As of Friday, January 31, 2014
Organizations and elected officials with a shared interest in economic development throughout the Columbia River Gorge recently met in Hood River to go over ways the area’s five ports, towns, and organizations could work together within the National Scenic Area.
The meeting, held Jan. 9 at the Best Western Hood River Inn, was organized by the Columbia River Gorge Commission in an effort to develop relationships between port commissions, stakeholders and residents throughout the Gorge.

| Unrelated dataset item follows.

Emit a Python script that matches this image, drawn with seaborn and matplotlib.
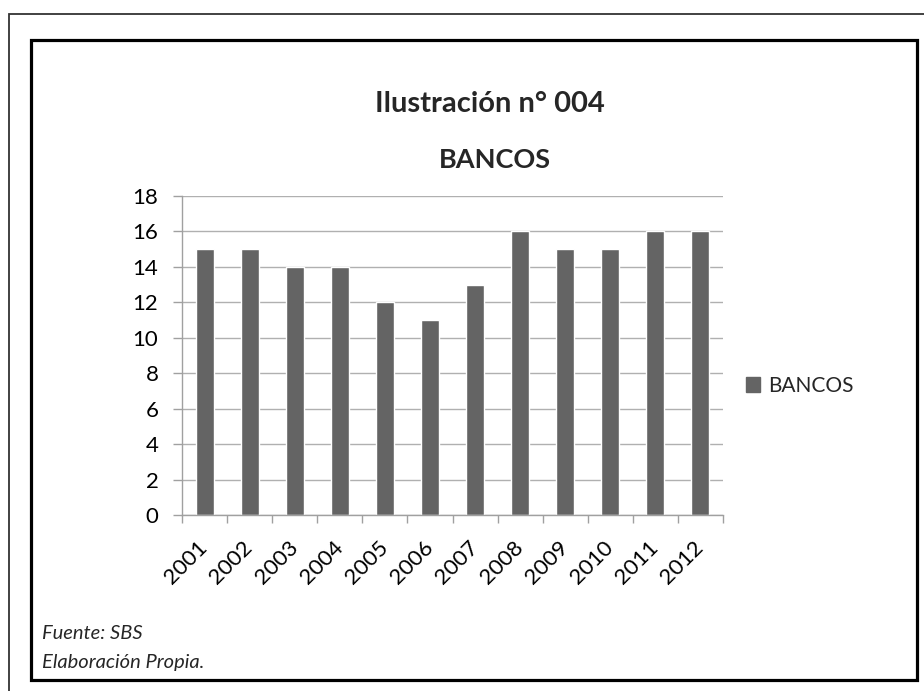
import matplotlib
matplotlib.use("Agg")
import matplotlib.pyplot as plt
import seaborn as sns
import pandas as pd
from matplotlib.patches import Rectangle, Patch

years = ["2001", "2002", "2003", "2004", "2005", "2006", "2007", "2008", "2009", "2010", "2011", "2012"]
bancos = [15, 15, 14, 14, 12, 11, 13, 16, 15, 15, 16, 16]
series_name = "BANCOS"
title = "Ilustración n° 004"
subtitle = "BANCOS"
footer = ["Fuente: SBS", "Elaboración Propia."]
yticks = [0, 2, 4, 6, 8, 10, 12, 14, 16, 18]

sns.set_theme(style="white")
plt.rcParams["font.family"] = ["Lato", "DejaVu Sans"]

df = pd.DataFrame({"year": years, "value": bancos})

W, H = 924, 691
fig = plt.figure(figsize=(W / 100, H / 100), dpi=100)
fig.patch.set_facecolor("white")

def fx(px):
    return px / W

def fy(py):
    return 1 - py / H

# outer border (runs off the right and bottom edges)
fig.add_artist(Rectangle((fx(8.5), -0.1), 1.2, fy(13.5) + 0.1, transform=fig.transFigure,
                         fill=False, edgecolor="#333333", linewidth=1.3))
# inner border
fig.add_artist(Rectangle((fx(31), fy(680)), fx(917) - fx(31), fy(40) - fy(680),
                         transform=fig.transFigure, fill=False, edgecolor="black", linewidth=2.3))

left, right, top, bottom = 182, 723, 196, 515
ax = fig.add_axes([fx(left), fy(bottom), fx(right) - fx(left), fy(top) - fy(bottom)])
color = "#646464"
sns.barplot(data=df, x="year", y="value", color=color, width=0.4, ax=ax, saturation=1)

ax.set_ylim(0, 18)
ax.set_xlim(-0.5, len(years) - 0.5)
ax.set_yticks(yticks)
ax.yaxis.grid(True, color="#b0b0b0", linewidth=1)
ax.set_axisbelow(True)
ax.set_xlabel("")
ax.set_ylabel("")
for s in ["top", "right"]:
    ax.spines[s].set_visible(False)
for s in ["left", "bottom"]:
    ax.spines[s].set_color("#a0a0a0")
    ax.spines[s].set_linewidth(1)

ax.tick_params(axis="y", which="major", length=6.5, color="#a0a0a0", width=1,
               labelsize=16, pad=10.5, left=True)
ax.set_xticks(range(len(years)))
ax.set_xticklabels(years, rotation=45, ha="right", va="center", rotation_mode="anchor", fontsize=16)
ax.tick_params(axis="x", which="major", length=0, pad=21)
ax.set_xticks([i - 0.5 for i in range(len(years) + 1)], minor=True)
ax.tick_params(axis="x", which="minor", length=6, color="#a0a0a0", width=1, bottom=True)
for lab in ax.get_yticklabels() + ax.get_xticklabels():
    lab.set_color("black")

fig.legend(handles=[Patch(facecolor=color, edgecolor=color)], labels=[series_name],
           loc="center left", bbox_to_anchor=(fx(727), fy(386)), frameon=False,
           fontsize=15, handlelength=0.7, handleheight=0.7, handletextpad=0.35)

fig.text(fx(490), fy(112), title, ha="center", va="baseline", fontsize=21, fontweight="bold")
fig.text(fx(495), fy(168), subtitle, ha="center", va="baseline", fontsize=19.5, fontweight="bold")
fig.text(fx(42), fy(639), footer[0], ha="left", va="baseline", fontsize=14.5, style="italic")
fig.text(fx(42), fy(668), footer[1], ha="left", va="baseline", fontsize=14.5, style="italic")

fig.savefig("out.png", dpi=100)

“Our communities here in the Gorge face a unique challenge and they need some extra special help. I’m really pleased the Gorge Commission has identified urban area policy as one of its top priorities for the 2013-15 session. We recognize that this is a special place, this landscape that is really very well protected also contains a number of communities that need extra help to thrive in the midst of this protected landscape,” said Darren Nichols, executive director of the Gorge Commission.
Viewing the Gorge as “a single economic zone” was one of many goals that came out of the meeting, but getting Oregon and Washington lawmakers to come together and develop a mutual understanding of the needs of the National Scenic area and the region as a whole was a resonating theme, as well.
Oregon Sen. Chuck Thomsen (R-26) and Oregon Rep. John Huffman (R-59) and Rep. Mark Johnson (R-52) were all in attendance, but no elected state representatives from Washington’s Legislative District 14 or Congressional District 3 showed up to the meeting.
During the general discussion, Thomsen and Huffman both indicated that if more money is needed to benefit the National Scenic Area, and thus the Gorge Commission, better collaboration must be achieved between Washington and Oregon. This follows recent statements by Nichols in The Enterprise indicating that the Gorge Commission is “on the verge of collapse” due to funding cuts and staffing shortages.
Schuyler Hoss, international relations director with the office of Gov. Jay Inslee, made it to the meeting and reiterated the need for more lawmakers to reach across state lines when it comes to the funding and economic development of the scenic area.
“I would greatly encourage any help we can get because there’s a group of us that has been trying to educate people, but we’ve only been able to take it so far in our Washington Legislature. It’s a complicated issue and we do need a greater voice and support from the region and we do appreciate it when we get it from the Legislatures on the Oregon side,” Hoss said.
Thomsen pledged at the meeting to meet with Washington lawmakers on the matter, but gaining more funding for the Gorge Commission’s needs wasn’t the only issue with funding brought up at the Jan. 9 meeting, not by a long shot.
Developing a plan to address the region’s infrastructure and transportation needs was brought up multiple times and the recently lifted weight restrictions on the Bridge of the Gods were used as an example of the importance of recognizing the need for a plan to address the aging bridges in the area.
Oregon State University Economist Bruce Sorte released a report in December stating that a year under the previous weight restrictions would have resulted in a total loss of $225,332 in toll revenues for the Port of Cascade Locks and an estimated loss of $239,120 of income throughout the region, according to a report in the Hood River News.
Pursuing a Transportation Investment Generating Economic Recovery (TIGER) grant from the US Department of Transportation as a collaborative effort among the Gorge’s five ports to address some infrastructure issues was well received by the crowd.
“When we learned that the bridge was going to be weight restricted and I told my tenants it broke their hearts,” said John McSherry, executive director of the Port of Skamania County. “I like the idea of trying to apply for a TIGER grant and a region-wide plan through the Gorge trying to protect the kind of critical infrastructure that’s here.”
Coming together to find funding not only for the Bridge of the Gods, but also the Hood River Bridge also seemed to be a more realistic possibility to representatives from the different ports.
“One thing we always run up against is the lack of funding. The Hood River Bridge is a huge issue, but certainly not any one of us will be able to fund it alone, be it the Port of Klickitat, Hood River, Hood River County, it’s just too large,” said Marc Thornsbury, executive director of the Port of Klickitat. “We need to find a way to maintain sustainable funding, and maybe the way to do that is with this group.”
“It’s a struggle. We look north to see what Olympia is going to do and frankly I’m almost always disappointed. It’s really frustrating and I feel that if we could get that bi-state cooperation going we might be able to have a better plan as we go into session to fund the Gorge Commission and other bi-state projects,” Huffman said.